# w9 form after an internship with a J-1 visa + O1 visa pending application



## hache123

Hello,

I did a internship during one year in the US (2011), who was paid (1'500$ a month). When I arrived in the US, I thought I was on a payroll system with my company but it appeared they were considering me as a freelancer. My exchange company advised me in April that I had to fill a tax return form, but I felt not concerned as someone told me I will have to pay some taxes later on by myself. I ended my internship 2 months ago, and I am back in my country, but i wanna fill my taxes form. Which form do I need to fill, the W9 form? it says it is only for us persons, plus the company I worked for ask me to date this form with the starting date of my internship...january 2011. 

I'm not even sure now they were allowed to employ me as a freelancer, and I'm afraid to contact my exchange company about it as I have a pending application for a O1 visa at the USCIS right now. 

I don't wanna make any mistakes (if it's not already made!). Could someone advise me please on this case? 

Also do someone knows what is the percentage of the income made in 2011 that I will have to pay for the taxes, about 20%?

Thanks you so much.


----------



## Bevdeforges

The W-9 form is only for "US persons" which probably doesn't include you, as you weren't a citizen, nor a US residents.

Your best bet is to take a look through IRS Publication 519 US Tax Guide for Aliens http://www.irs.gov/pub/irs-pdf/p519.pdf, which includes a section on how to determine whether you should file as a non-resident or resident alien.

I wouldn't worry too much about the O1 application you have pending. Just get straight with your US earnings for 2011.
Cheers,
Bev


----------



## SteveOdem

hache123 said:


> Hello,
> 
> I did a internship during one year in the US (2011), who was paid (1'500$ a month). When I arrived in the US, I thought I was on a payroll system with my company but it appeared they were considering me as a freelancer. My exchange company advised me in April that I had to fill a tax return form, but I felt not concerned as someone told me I will have to pay some taxes later on by myself. I ended my internship 2 months ago, and I am back in my country, but i wanna fill my taxes form. Which form do I need to fill, the W9 form? it says it is only for us persons, plus the company I worked for ask me to date this form with the starting date of my internship...january 2011.
> 
> I'm not even sure now they were allowed to employ me as a freelancer, and I'm afraid to contact my exchange company about it as I have a pending application for a O1 visa at the USCIS right now.
> 
> I don't wanna make any mistakes (if it's not already made!). Could someone advise me please on this case?
> 
> Also do someone knows what is the percentage of the income made in 2011 that I will have to pay for the taxes, about 20%?
> 
> Thanks you so much.


The W-9 is to provide information - your name, address, and tax ID number (NOT visa or passport number). The payer uses this to report what they paid to you. 

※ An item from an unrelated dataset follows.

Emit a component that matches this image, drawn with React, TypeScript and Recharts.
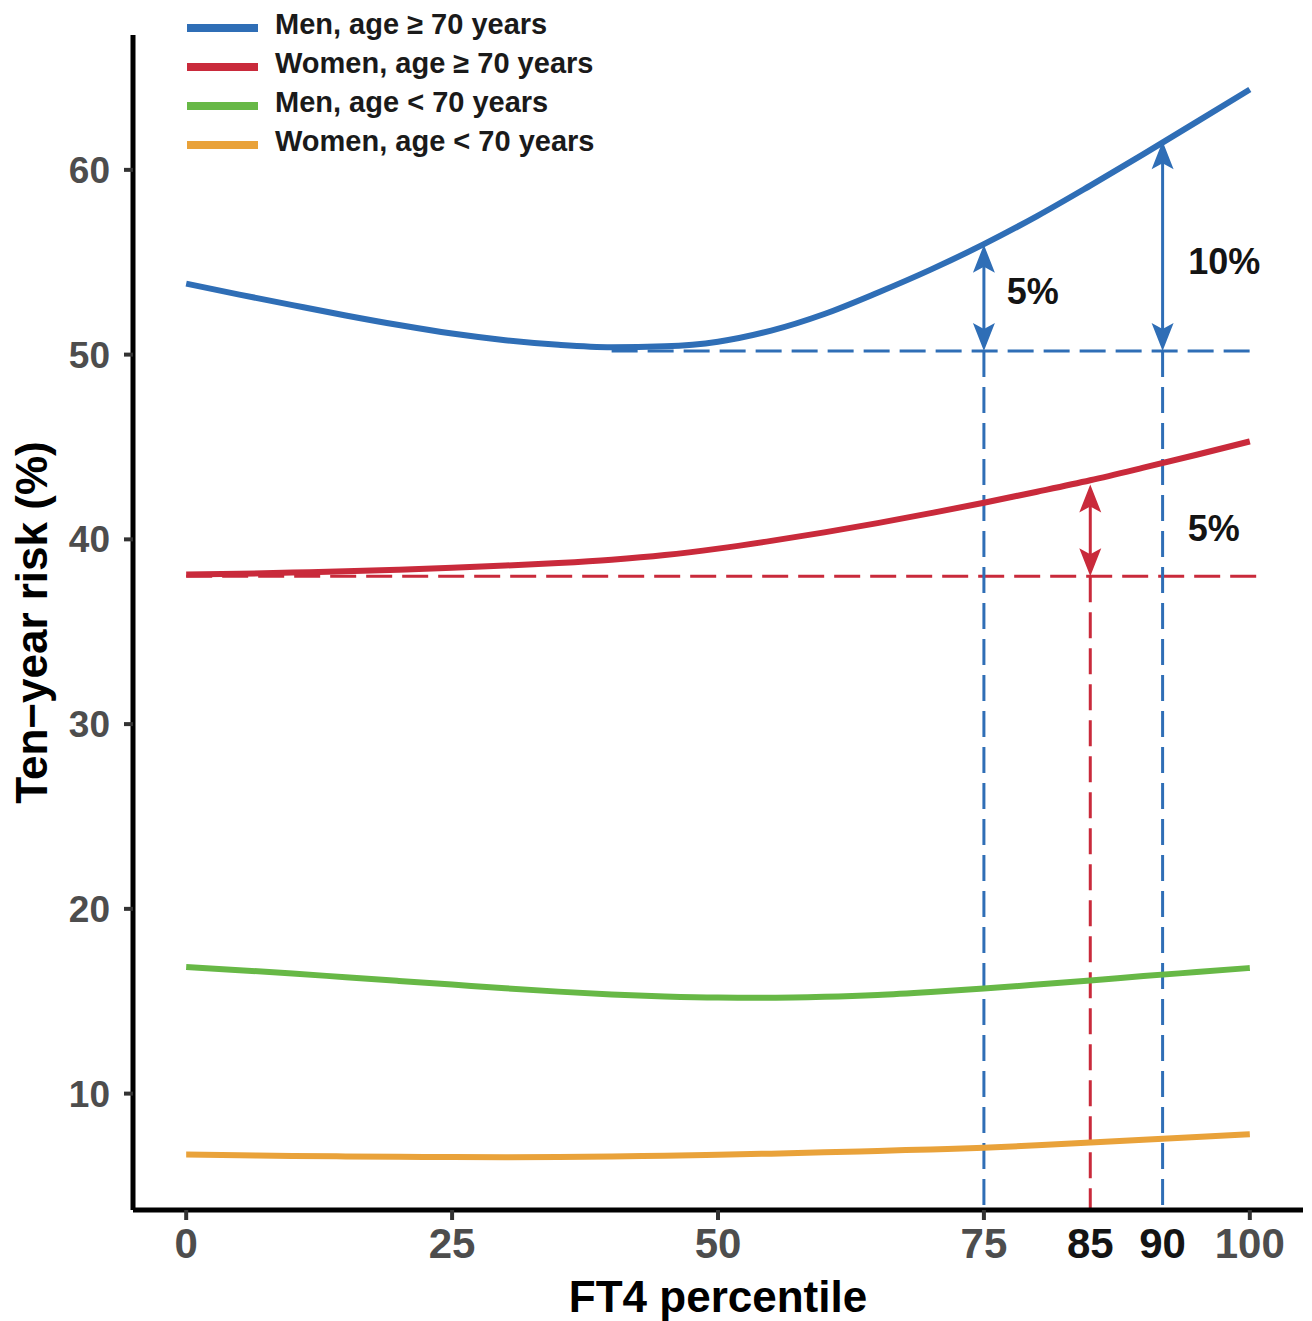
import React from "react";
import {
  Legend,
  Line,
  LineChart,
  ReferenceDot,
  ReferenceLine,
  XAxis,
  YAxis,
} from "recharts";

const percentiles = [0, 5, 10, 15, 20, 25, 30, 35, 40, 45, 50, 55, 60, 65, 70, 75, 80, 85, 90, 95, 100];
const menOld = [53.84, 53.25, 52.68, 52.12, 51.6, 51.14, 50.78, 50.53, 50.4, 50.45, 50.7, 51.3, 52.2, 53.35, 54.6, 55.98, 57.5, 59.15, 60.85, 62.6, 64.35];
const womenOld = [38.1, 38.14, 38.2, 38.27, 38.36, 38.46, 38.58, 38.72, 38.9, 39.15, 39.5, 39.92, 40.38, 40.88, 41.42, 41.98, 42.58, 43.2, 43.88, 44.58, 45.3];
const menYoung = [16.85, 16.68, 16.5, 16.3, 16.1, 15.9, 15.7, 15.52, 15.37, 15.26, 15.2, 15.19, 15.24, 15.34, 15.5, 15.69, 15.9, 16.12, 16.36, 16.58, 16.8];
const womenYoung = [6.7, 6.66, 6.62, 6.6, 6.58, 6.57, 6.56, 6.57, 6.6, 6.64, 6.69, 6.75, 6.82, 6.9, 6.98, 7.07, 7.2, 7.35, 7.5, 7.65, 7.8];

const series = [
  { key: "menOld", name: "Men, age \u2265 70 years", color: "#2f6eb6" },
  { key: "womenOld", name: "Women, age \u2265 70 years", color: "#c92a3b" },
  { key: "menYoung", name: "Men, age < 70 years", color: "#67b846" },
  { key: "womenYoung", name: "Women, age < 70 years", color: "#e9a23a" },
];

// x ticks; the "90" marker sits at ~92 on the drawn scale in the original
const xTicks = [0, 25, 50, 75, 85, 91.8, 100];
const xTickLabels = ["0", "25", "50", "75", "85", "90", "100"];
const markerTicks = [85, 91.8];
const yTicks = [10, 20, 30, 40, 50, 60];

const menBase = 50.2;
const womenBase = 38.0;
const menArrows = [
  { x: 75, top: 55.95 },
  { x: 91.8, top: 61.55 },
];
const womenArrows = [{ x: 85, top: 42.97 }];
const notes = [
  { x: 79.6, y: 53.46, text: "5%" },
  { x: 97.6, y: 55.05, text: "10%" },
  { x: 96.6, y: 40.6, text: "5%" },
];

const X_DOMAIN: [number, number] = [-5, 105];
const Y_DOMAIN: [number, number] = [3.7, 67.3];

const BLUE = "#2f6eb6";
const RED = "#c92a3b";
const FONT = "'Liberation Sans', Arial, Helvetica, sans-serif";

const data = percentiles.map((p, i) => ({
  p,
  menOld: menOld[i],
  womenOld: womenOld[i],
  menYoung: menYoung[i],
  womenYoung: womenYoung[i],
}));

const Arrow = (props: any) => {
  const { x1, y1, x2, y2, stroke } = props;
  const x = (x1 + x2) / 2;
  const top = Math.min(y1, y2);
  const bot = Math.max(y1, y2);
  const len = 28;
  const half = 11;
  const notch = 22;
  return (
    <g>
      <line x1={x} x2={x} y1={top + 10} y2={bot - 10} stroke={stroke} strokeWidth={3} />
      <polygon
        points={`${x},${top} ${x - half},${top + len} ${x},${top + notch} ${x + half},${top + len}`}
        fill={stroke}
      />
      <polygon
        points={`${x},${bot} ${x - half},${bot - len} ${x},${bot - notch} ${x + half},${bot - len}`}
        fill={stroke}
      />
    </g>
  );
};

const XTick = (props: any) => {
  const { x, y, payload } = props;
  const i = xTicks.indexOf(payload.value);
  const marker = markerTicks.includes(payload.value);
  return (
    <g>
      {!marker && (
        <line x1={x} x2={x} y1={y - 18} y2={y - 8} stroke="#333" strokeWidth={4} />
      )}
      <text
        x={x}
        y={y}
        dy="0.71em"
        textAnchor="middle"
        fontFamily={FONT}
        fontSize={42}
        fontWeight="bold"
        fill={marker ? "#141414" : "#4d4d4d"}
      >
        {xTickLabels[i]}
      </text>
    </g>
  );
};

const YTitle = (props: any) => {
  const vb = props.viewBox;
  return (
    <text
      transform={`translate(${vb.x + 47}, ${vb.y + vb.height / 2}) rotate(-90)`}
      textAnchor="middle"
      fontFamily={FONT}
      fontSize={44}
      fontWeight="bold"
      fill="#000"
    >
      Ten−year risk (%)
    </text>
  );
};

const LegendBox = () => (
  <div style={{ fontFamily: FONT }}>
    {series.map((s) => (
      <div key={s.key} style={{ display: "flex", alignItems: "center", height: 39 }}>
        <div style={{ width: 71, height: 8, background: s.color }} />
        <span
          style={{
            marginLeft: 17,
            fontSize: 29,
            fontWeight: "bold",
            color: "#1a1a1a",
            whiteSpace: "nowrap",
            position: "relative",
            top: -3,
          }}
        >
          {s.name}
        </span>
      </div>
    ))}
  </div>
);

function RiskChart() {
  return (
    <LineChart
      width={1312}
      height={1321}
      data={data}
      margin={{ top: 35, right: 9, left: 0, bottom: 0 }}
      style={{ fontFamily: FONT }}
    >
      <XAxis
        dataKey="p"
        type="number"
        domain={X_DOMAIN}
        ticks={xTicks}
        interval={0}
        height={111}
        tickSize={10}
        tickMargin={8}
        tickLine={false}
        tick={<XTick />}
        axisLine={{ stroke: "#000", strokeWidth: 5 }}
        allowDataOverflow
        label={{
          value: "FT4 percentile",
          position: "insideBottom",
          offset: 9,
          fontSize: 44,
          fontWeight: "bold",
          fill: "#000",
        }}
      />
      <YAxis
        type="number"
        domain={Y_DOMAIN}
        ticks={yTicks}
        width={133}
        tickSize={9}
        tickMargin={14}
        tickLine={{ stroke: "#333", strokeWidth: 4 }}
        tick={{ fill: "#4d4d4d", fontSize: 37, fontWeight: "bold" }}
        axisLine={{ stroke: "#000", strokeWidth: 5 }}
        allowDataOverflow
        label={<YTitle />}
      />
      <Legend
        layout="vertical"
        align="center"
        verticalAlign="middle"
        content={<LegendBox />}
        wrapperStyle={{ left: 187, top: 8, width: "auto", height: "auto" }}
      />

      <ReferenceLine
        segment={[{ x: 40, y: menBase }, { x: 100, y: menBase }]}
        stroke={BLUE}
        strokeWidth={3}
        strokeDasharray="26 10"
      />
      <ReferenceLine
        segment={[{ x: 0, y: womenBase }, { x: 101, y: womenBase }]}
        stroke={RED}
        strokeWidth={3}
        strokeDasharray="26 10"
      />
      {menArrows.map((a) => (
        <ReferenceLine
          key={`mv${a.x}`}
          segment={[{ x: a.x, y: menBase }, { x: a.x, y: Y_DOMAIN[0] }]}
          stroke={BLUE}
          strokeWidth={3}
          strokeDasharray="26 10"
        />
      ))}
      {womenArrows.map((a) => (
        <ReferenceLine
          key={`wv${a.x}`}
          segment={[{ x: a.x, y: womenBase }, { x: a.x, y: Y_DOMAIN[0] }]}
          stroke={RED}
          strokeWidth={3}
          strokeDasharray="26 10"
        />
      ))}

      {series.map((s) => (
        <Line
          key={s.key}
          dataKey={s.key}
          name={s.name}
          type="monotone"
          stroke={s.color}
          strokeWidth={6}
          strokeLinecap="butt"
          dot={false}
          activeDot={false}
          isAnimationActive={false}
        />
      ))}

      {menArrows.map((a) => (
        <ReferenceLine
          key={`ma${a.x}`}
          segment={[{ x: a.x, y: menBase }, { x: a.x, y: a.top }]}
          stroke={BLUE}
          shape={<Arrow />}
        />
      ))}
      {womenArrows.map((a) => (
        <ReferenceLine
          key={`wa${a.x}`}
          segment={[{ x: a.x, y: womenBase }, { x: a.x, y: a.top }]}
          stroke={RED}
          shape={<Arrow />}
        />
      ))}
      {notes.map((n, i) => (
        <ReferenceDot
          key={`n${i}`}
          x={n.x}
          y={n.y}
          r={0}
          shape={(p: any) => (
            <text
              x={p.cx}
              y={p.cy}
              dy="0.36em"
              textAnchor="middle"
              fontFamily={FONT}
              fontSize={36}
              fontWeight="bold"
              fill="#141414"
            >
              {n.text}
            </text>
          )}
        />
      ))}
    </LineChart>
  );
}

export default function App() {
  return (
    <div style={{ width: 1312, height: 1321, background: "#fff" }}>
      <style>{`body{margin:0;background:#fff}`}</style>
      <RiskChart />
    </div>
  );
}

CIS may want a tax clearance from IRS on your internship as part of considering your O1 application. 

Further, if you return to the US and leave, CIS may require you provide them with a sailing permit from IRS, which says, in essence, you have satisfied your tax responsibilities - or not, as the case may be. 

I suggest you complete the W-9, provide it to your (prior) employer, and file and pay relevant taxes.


----------



## Madonna

SteveOdem said:


> The W-9 is to provide information - your name, address, and tax ID number (NOT visa or passport number). The payer uses this to report what they paid to you.
> 
> CIS may want a tax clearance from IRS on your internship as part of considering your O1 application.
> 
> Further, if you return to the US and leave, CIS may require you provide them with a sailing permit from IRS, which says, in essence, you have satisfied your tax responsibilities - or not, as the case may be.
> 
> I suggest you complete the W-9, provide it to your (prior) employer, and file and pay relevant taxes.


But the W-9 is only for U.S. persons, as Bev stated.


----------



## hache123

So if I understand well, I need to fill this W-9 form, let my employer sign it (as they ask for a US person signature) and wait for more information then, when I'll be back in the US. As my internship has taken place during the 2011 year, I have until April to fill all the papers right? the USCIS won't freak out if they see I didn't already fill the taxes papers?

Do you have any idea of the tax amount I will have to pay, if you consider I've been paid around 17,000 $ for the entire 2011 year?

Thank you so much for all these informations. 
Best.









SteveOdem said:


> The W-9 is to provide information - your name, address, and tax ID number (NOT visa or passport number). The payer uses this to report what they paid to you.
> 
> CIS may want a tax clearance from IRS on your internship as part of considering your O1 application.
> 
> Further, if you return to the US and leave, CIS may require you provide them with a sailing permit from IRS, which says, in essence, you have satisfied your tax responsibilities - or not, as the case may be.
> 
> I suggest you complete the W-9, provide it to your (prior) employer, and file and pay relevant taxes.


----------



## SteveOdem

Madonna said:


> But the W-9 is only for U.S. persons, as Bev stated.


No, its for US taxpayers, including partnerships, trusts, and aliens in so far as they have US tax responsibilities, or a requestor asks for it, typically to document payments.

Failure to comply results in withholding of 28-30% mandatory.


----------



## hache123

Madonna said:


> But the W-9 is only for U.S. persons, as Bev stated.


Please what means "Failure to comply results in withholding of 28-30% mandatory."?


----------



## SteveOdem

hache123 said:


> Please what means "Failure to comply results in withholding of 28-30% mandatory."?


The payer (employer, if you will) is required to withhold from future payments, and pay it to IRS. 

The recipient (independent contractor or vendor) must then file tax returns and prove to IRS that he should be credited with that withholding.


----------



## hache123

SteveOdem said:


> The payer (employer, if you will) is required to withhold from future payments, and pay it to IRS.
> 
> The recipient (independent contractor or vendor) must then file tax returns and prove to IRS that he should be credited with that withholding.


It means that filling the W-9 form now is not really the right way to do it, and that my employer should have provide me an other tax form a long time ago? My exchange company (the company how puts me on a J1 visa) told me about a W-2 form, but my employer didn't have this form. As I remember, my employer told me that they don't have a payroll system— so I will have to fill a W-9 form and pay my taxes at the end of my internship.

What should I do so? Fill anyway the W-9 form and see what happens?


----------